Cyaniding is a process of changing the chemical composition of metal components. It is a surface-hardening process in which both carbon and nitrogen are absorbed by the metal surface to get the surface hardened. In this case, steel pieces are dipped in a carbon- and nitrogen-producing liquid salt (sodium cyanide or potassium cyanide) bath available at 760-870°C. The process is very fast and less time-consuming. It is mainly applied to low-carbon steel for making sleeve, speed year box, oil pump gears, cam, etc.

(iv) Flame Hardening:

Sometimes a particular surface area of steel pieces is desired to be made hard to take up wearing and shock load. The process of making such localized area hard by means of flame is known as flame hardening. In this process, selected area is heated from 750°C to 950°C by means of an oxy-acetylene flame and then a spray of water quenching is done over the surface.

The depth of surface to be heated depends upon the rate of flame movements. Excess heating of the steel pieces should be avoided otherwise crack may be developed after quenching. Tempering is done at 200°C for flame-hardened surface.

(v) Induction Hardening:

Induction hardening is the process of making surface of working steel pieces hard. The working steel pieces which act as secondary circuit is surrounded by an inductor block which acts as primary coil of a transformer. A high-frequency current is passed through the block. The heating is done by means of induced eddy current.

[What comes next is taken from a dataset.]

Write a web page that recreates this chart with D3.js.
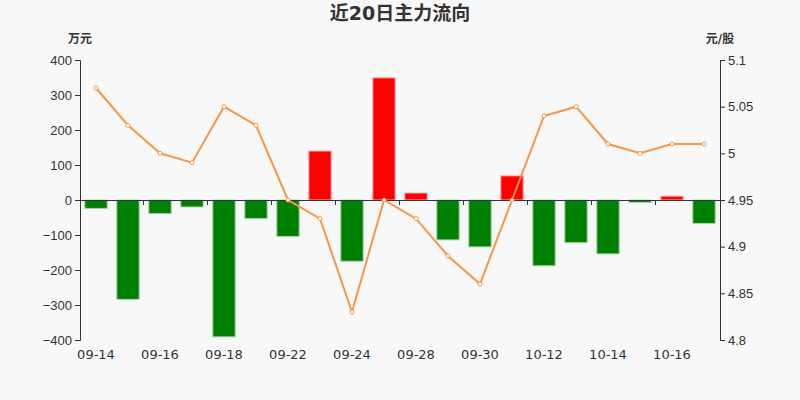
<!DOCTYPE html>
<html>
<head>
<meta charset="utf-8">
<script src="https://cdn.jsdelivr.net/npm/d3@7"></script>
<style>
  body { margin: 0; background: #f8f8f8; }
  svg { display: block; font-family: "DejaVu Sans", "Noto Sans CJK SC", sans-serif; }
</style>
</head>
<body>
<svg id="chart" width="800" height="400"></svg>
<script>
var dates = [ '09-14', '09-15', '09-16', '09-17', '09-18', '09-21', '09-22', '09-23', '09-24', '09-25',
  '09-28', '09-29', '09-30', '10-09', '10-12', '10-13', '10-14', '10-15', '10-16', '10-19' ];
var flows = [ -24, -284, -39, -20, -391, -53, -104, 140, -175, 349,
  20, -114, -134, 69, -188, -122, -154, -7, 11, -67 ];
var prices = [ 5.07, 5.03, 5.00, 4.99, 5.05, 5.03, 4.95, 4.93, 4.83, 4.95,
  4.93, 4.89, 4.86, 4.95, 5.04, 5.05, 5.01, 5.00, 5.01, 5.01 ];
var flowTicks = [ -400, -300, -200, -100, 0, 100, 200, 300, 400 ];
var priceTicks = [ 4.8, 4.85, 4.9, 4.95, 5, 5.05, 5.1 ];

var svg = d3.select( '#chart' ),
  margin = { top: 60, right: 80, bottom: 60, left: 80 },
  width = +svg.attr( 'width' ),
  height = +svg.attr( 'height' );

var data = dates.map( ( d, i ) => ( { date: d, flow: flows[ i ], price: prices[ i ] } ) );

var x = d3.scaleBand()
  .range( [ margin.left, width - margin.right ] )
  .domain( dates );

var y = d3.scaleLinear()
  .range( [ height - margin.bottom, margin.top ] )
  .domain( [ -400, 400 ] );

var y2 = d3.scaleLinear()
  .range( [ height - margin.bottom, margin.top ] )
  .domain( [ 4.8, 5.1 ] );

/* Title */

svg.append( 'text' )
  .attr( 'x', width / 2 )
  .attr( 'y', 20 )
  .attr( 'text-anchor', 'middle' )
  .style( 'font-size', 19 )
  .style( 'font-weight', 'bold' )
  .style( 'fill', '#333' )
  .text( '近20日主力流向' );

svg.append( 'text' )
  .attr( 'x', margin.left )
  .attr( 'y', 43 )
  .attr( 'text-anchor', 'middle' )
  .style( 'font-size', 12 )
  .style( 'font-weight', 'bold' )
  .style( 'fill', '#333' )
  .text( '万元' );

svg.append( 'text' )
  .attr( 'x', width - margin.right )
  .attr( 'y', 43 )
  .attr( 'text-anchor', 'middle' )
  .style( 'font-size', 12 )
  .style( 'font-weight', 'bold' )
  .style( 'fill', '#333' )
  .text( '元/股' );

/* Axes */

var leftAxis = svg.append( 'g' )
  .attr( 'transform', 'translate(' + margin.left + ',0)' )
  .call( d3.axisLeft( y ).tickValues( flowTicks ).tickSize( 5 ).tickPadding( 3 ) );

var rightAxis = svg.append( 'g' )
  .attr( 'transform', 'translate(' + ( width - margin.right ) + ',0)' )
  .call( d3.axisRight( y2 ).tickValues( priceTicks ).tickSize( 5 ).tickPadding( 3 )
    .tickFormat( d => +d.toFixed( 2 ) ) );

[ leftAxis, rightAxis ].forEach( a => {
  a.select( '.domain' ).attr( 'stroke', '#333' ).attr( 'd', a === leftAxis
    ? 'M-5,' + ( height - margin.bottom ) + '.5H0.5V' + margin.top + '.5H-5'
    : 'M5,' + ( height - margin.bottom ) + '.5H0.5V' + margin.top + '.5H5' );
  a.selectAll( '.tick line' ).attr( 'stroke', '#333' );
  a.selectAll( '.tick text' ).style( 'font-size', 13 ).style( 'fill', '#333' );
} );

/* Bars */

var bw = x.bandwidth() * 0.7;

svg.selectAll( '.bar' )
  .data( data ).enter().append( 'rect' )
    .attr( 'class', 'bar' )
    .attr( 'x', d => x( d.date ) + ( x.bandwidth() - bw ) / 2 )
    .attr( 'width', bw )
    .attr( 'y', d => y( Math.max( 0, d.flow ) ) )
    .attr( 'height', d => Math.abs( y( d.flow ) - y( 0 ) ) )
    .style( 'fill', d => d.flow >= 0 ? '#ff0000' : '#008000' )
    .style( 'stroke', d => d.flow >= 0 ? '#ffb0b0' : '#a8d8a8' )
    .style( 'stroke-width', 1 );

/* Zero axis */

var zeroAxis = svg.append( 'g' )
  .attr( 'transform', 'translate(0,' + y( 0 ) + ')' )
  .call( d3.axisBottom( x ).tickSize( 5 ).tickFormat( '' ) );

zeroAxis.select( '.domain' ).attr( 'stroke', '#333' )
  .attr( 'd', 'M' + margin.left + ',0.5H' + ( width - margin.right ) );
zeroAxis.selectAll( '.tick' )
  .attr( 'transform', ( d, i ) => 'translate(' + ( x( d ) - 0.5 ) + ',0)' )
  .style( 'display', ( d, i ) => ( i % 2 === 0 && i > 0 ) ? null : 'none' )
  .select( 'line' ).attr( 'stroke', '#333' );

svg.selectAll( '.xlabel' )
  .data( data.filter( ( d, i ) => i % 2 === 0 ) ).enter().append( 'text' )
    .attr( 'class', 'xlabel' )
    .attr( 'x', d => x( d.date ) + x.bandwidth() / 2 )
    .attr( 'y', height - margin.bottom + 19 )
    .attr( 'text-anchor', 'middle' )
    .style( 'font-size', 13 )
    .style( 'fill', '#333' )
    .text( d => d.date );

/* Price line */

var line = d3.line()
  .x( d => x( d.date ) + x.bandwidth() / 2 )
  .y( d => y2( d.price ) );

svg.append( 'path' )
  .datum( data )
  .attr( 'd', line )
  .style( 'fill', 'none' )
  .style( 'stroke', '#f89545' )
  .style( 'stroke-width', 2 );

svg.selectAll( '.pt' )
  .data( data ).enter().append( 'circle' )
    .attr( 'class', 'pt' )
    .attr( 'cx', d => x( d.date ) + x.bandwidth() / 2 )
    .attr( 'cy', d => y2( d.price ) )
    .attr( 'r', 2 )
    .style( 'fill', '#fff' )
    .style( 'stroke', '#f89545' )
    .style( 'stroke-width', 1 );
</script>
</body>
</html>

The inductor block will have a cooled water tube with a number of small holes to spray on the heated surface. As soon as the surface temperature becomes 750°C-760°C for 0.5% carbon steel and 790°C-800°C for alloy steel, it is automatically quenched by spray. The method is rapid because heating takes a few seconds only. The method is used for making crankshaft, piston rod, camshaft, pump shaft, etc.